Largest annual sheep and lamb slaughter in decades as cattle female slaughter rate eases
19 February 2025
The latest quarterly statistics on livestock slaughter and meat production from the Australian Bureau of Statistics (ABS) have shown that 2024 was the largest year for lamb and sheep slaughter in decades.
Numbers analysed by Meat & Livestock Australia (MLA) show that 26.4 million lambs were slaughtered in calendar year 2024, which is the largest number ever. Sheep slaughter also reached 11.8 million head, the largest since 2006.
According to Market Information Manager at MLA, Stephen Bignell, the record slaughter rates are significant for a number of reasons.
“These elevated slaughter rates seen in 2024 are due to a combination of a large national sheep flock with higher percentages of sheepmeat breeds being processed, and generally drier conditions seen in South Australia and Victoria,” Mr Bignell said.
Total lamb production for the year reached 629,385 tonnes. This makes 2024 the largest lamb production year on record, 6% above 2023 lamb production figures.
“In the past two years production has lifted by 18%. This is due to genetic improvements in the flock but also the demographic shift towards sheepmeat and shedding breeds, which is driving fertility and thus leading to productivity gains in the national flock,” Mr Bignell said.
For the previous quarter to December 2024, mutton production hit 90,847 tonnes, which was the largest quarterly sheep production since 2001.
“Across the country towards the end of last year we saw mutton production soar,” Mr Bignell said.
“Favourable prices at the end of the year drove this increase. Lamb prices reached $10/kg while mutton was at 300-440c/kg, making it more desirable to process mutton as opposed to lambs for many producers.”
Cattle
For Q4 last year, adult cattle slaughter reached 2.13m head, which was 16% above the same quarter in 2023.
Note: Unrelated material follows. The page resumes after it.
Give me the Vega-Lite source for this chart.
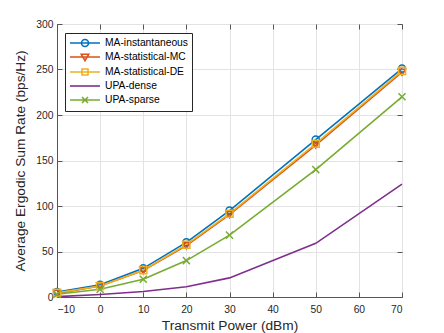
{
  "$schema": "https://vega.github.io/schema/vega-lite/v6.json",
  "width": 345,
  "height": 273,
  "autosize": {"type": "none"},
  "padding": {"left": 57, "top": 24, "right": 42, "bottom": 36},
  "background": "white",
  "config": {
    "font": "Liberation Sans",
    "view": {"stroke": "#555555", "strokeWidth": 1},
    "axis": {
      "labelFont": "Liberation Sans",
      "labelFontSize": 10.3,
      "labelColor": "#262626",
      "titleFont": "Liberation Sans",
      "titleFontSize": 13.7,
      "titleFontWeight": "normal",
      "titleColor": "#262626",
      "domainColor": "#555555",
      "tickColor": "#555555",
      "gridColor": "#e3e3e3",
      "gridOpacity": 1
    }
  },
  "data": {
    "values": [
      {"p": -10, "r": 5.5, "s": "MA-instantaneous"},
      {"p": 0, "r": 13.5, "s": "MA-instantaneous"},
      {"p": 10, "r": 31.5, "s": "MA-instantaneous"},
      {"p": 20, "r": 60, "s": "MA-instantaneous"},
      {"p": 30, "r": 95, "s": "MA-instantaneous"},
      {"p": 50, "r": 173, "s": "MA-instantaneous"},
      {"p": 70, "r": 251, "s": "MA-instantaneous"},
      {"p": -10, "r": 4, "s": "MA-statistical-MC"},
      {"p": 0, "r": 12, "s": "MA-statistical-MC"},
      {"p": 10, "r": 29, "s": "MA-statistical-MC"},
      {"p": 20, "r": 56.5, "s": "MA-statistical-MC"},
      {"p": 30, "r": 90.5, "s": "MA-statistical-MC"},
      {"p": 50, "r": 167, "s": "MA-statistical-MC"},
      {"p": 70, "r": 247, "s": "MA-statistical-MC"},
      {"p": -10, "r": 4.5, "s": "MA-statistical-DE"},
      {"p": 0, "r": 12, "s": "MA-statistical-DE"},
      {"p": 10, "r": 29.5, "s": "MA-statistical-DE"},
      {"p": 20, "r": 57.5, "s": "MA-statistical-DE"},
      {"p": 30, "r": 91.5, "s": "MA-statistical-DE"},
      {"p": 50, "r": 168.5, "s": "MA-statistical-DE"},
      {"p": 70, "r": 248.5, "s": "MA-statistical-DE"},
      {"p": -10, "r": 0.4, "s": "UPA-dense"},
      {"p": 0, "r": 2.8, "s": "UPA-dense"},
      {"p": 10, "r": 6, "s": "UPA-dense"},
      {"p": 20, "r": 11.3, "s": "UPA-dense"},
      {"p": 30, "r": 21, "s": "UPA-dense"},
      {"p": 50, "r": 59, "s": "UPA-dense"},
      {"p": 70, "r": 124, "s": "UPA-dense"},
      {"p": -10, "r": 3, "s": "UPA-sparse"},
      {"p": 0, "r": 8.5, "s": "UPA-sparse"},
      {"p": 10, "r": 19.5, "s": "UPA-sparse"},
      {"p": 20, "r": 40, "s": "UPA-sparse"},
      {"p": 30, "r": 68, "s": "UPA-sparse"},
      {"p": 50, "r": 140, "s": "UPA-sparse"},
      {"p": 70, "r": 220, "s": "UPA-sparse"}
    ]
  },
  "layer": [
    {
      "mark": {"type": "line", "strokeWidth": 1.6},
      "encoding": {
        "x": {
          "field": "p", "type": "quantitative",
          "scale": {"domain": [-10, 70], "nice": false, "zero": false},
          "axis": {"orient": "bottom", "values": [-10, 0, 10, 20, 30, 40, 50, 60, 70], "title": "Transmit Power (dBm)", "tickSize": -5, "labelPadding": 12, "titlePadding": 4, "grid": true, "domain": true}
        },
        "y": {
          "field": "r", "type": "quantitative",
          "scale": {"domain": [0, 300], "nice": false},
          "axis": {"orient": "left", "values": [0, 50, 100, 150, 200, 250, 300], "title": "Average Ergodic Sum Rate (bps/Hz)", "tickSize": -5, "labelPadding": 9, "titlePadding": 8, "grid": true, "domain": true}
        },
        "color": {
          "field": "s", "type": "nominal",
          "scale": {
            "domain": ["MA-instantaneous", "MA-statistical-MC", "MA-statistical-DE", "UPA-dense", "UPA-sparse"],
            "range": ["#0072BD", "#D95319", "#EDB120", "#7E2F8E", "#77AC30"]
          },
          "legend": {
            "title": null,
            "orient": "none",
            "legendX": 8,
            "legendY": 9,
            "padding": 4,
            "rowPadding": 1,
            "symbolSize": 100,
            "labelOffset": 24,
            "labelFontSize": 10.3,
            "labelFont": "Liberation Sans",
            "labelColor": "#000000",
            "strokeColor": "#262626",
            "fillColor": "white",
            "cornerRadius": 0,
            "symbolStrokeWidth": 1.6,
            "encode": {
              "symbols": {
                "update": {
                  "shape": {"signal": "datum.value === 'MA-instantaneous' ? 'M-1,0L5,0M1.3,0A0.7,0.7 0 1,0 2.7,0A0.7,0.7 0 1,0 1.3,0' : datum.value === 'MA-statistical-MC' ? 'M-1,0L5,0M1.25,-0.55L2.75,-0.55L2,0.75Z' : datum.value === 'MA-statistical-DE' ? 'M-1,0L5,0M1.4,-0.6H2.6V0.6H1.4Z' : datum.value === 'UPA-sparse' ? 'M-1,0L5,0M1.4,-0.6L2.6,0.6M1.4,0.6L2.6,-0.6' : 'M-1,0L5,0'"},
                  "size": {"value": 100},
                  "strokeWidth": {"value": 1.6},
                  "fill": {"value": "transparent"},
                  "opacity": {"value": 1}
                }
              }
            }
          }
        }
      }
    },
    {
      "transform": [{"filter": "datum.s !== 'UPA-dense'"}],
      "mark": {"type": "point", "filled": false, "strokeWidth": 1.5, "size": 50, "opacity": 1},
      "encoding": {
        "x": {
          "field": "p", "type": "quantitative",
          "axis": {"orient": "top", "values": [-10, 0, 10, 20, 30, 40, 50, 60, 70], "labels": false, "title": null, "tickSize": -5, "grid": false, "domain": false}
        },
        "y": {
          "field": "r", "type": "quantitative",
          "axis": {"orient": "right", "values": [0, 50, 100, 150, 200, 250, 300], "labels": false, "title": null, "tickSize": -5, "grid": false, "domain": false}
        },
        "stroke": {
          "field": "s", "type": "nominal",
          "scale": {
            "domain": ["MA-instantaneous", "MA-statistical-MC", "MA-statistical-DE", "UPA-sparse"],
            "range": ["#0072BD", "#D95319", "#EDB120", "#77AC30"]
          },
          "legend": null
        },
        "shape": {
          "field": "s", "type": "nominal",
          "scale": {
            "domain": ["MA-instantaneous", "MA-statistical-MC", "MA-statistical-DE", "UPA-sparse"],
            "range": ["circle", "triangle-down", "square", "M-1,-1L1,1M-1,1L1,-1"]
          },
          "legend": null
        }
      }
    }
  ],
  "resolve": {"axis": {"x": "independent", "y": "independent"}}
}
Over the whole year, 8.3 million cattle were processed, which was the largest throughput since 2019 and 18% higher than 2023.
All states lifted on the previous year, with Tasmania’s rate lifting 4% and Western Australia at 10%. New South Wales and Queensland had similar lifts at 15% and 16% respectively.
“The largest lifts were seen in Victoria which had a 27% increase and South Australia which had a 56% higher slaughter rate compared to 2023,” Mr Bignell said.
“Dry conditions across the southern band of the country have forced stronger turnoff across those states as producers move to destock by selling interstate or processing excess cattle.”
Despite 2024 slaughter being 10% below the previous slaughter record, production last year reached record volumes. Over 2.57 tonnes of beef was produced, up 16% on 2023, and enabling the record exports seen last year.
The average adult carcase weight (cwt) lifted 2.6kg from the previous quarter to 310.8kg cwt, although this was 2.8kg below December 2023.
A reduction in female turnoff is the reason for these lighter weights with female slaughter reduced 6% and the female slaughter rate (FSR) down 52.2% to 51.8%.
The industry uses 47% FSR as a benchmark as to whether the industry is in a restock, steady or destocking phase. A quarterly FSR of 51.8% is the third consecutive quarter above this benchmark, which indicates the cattle herd has entered a destocking period.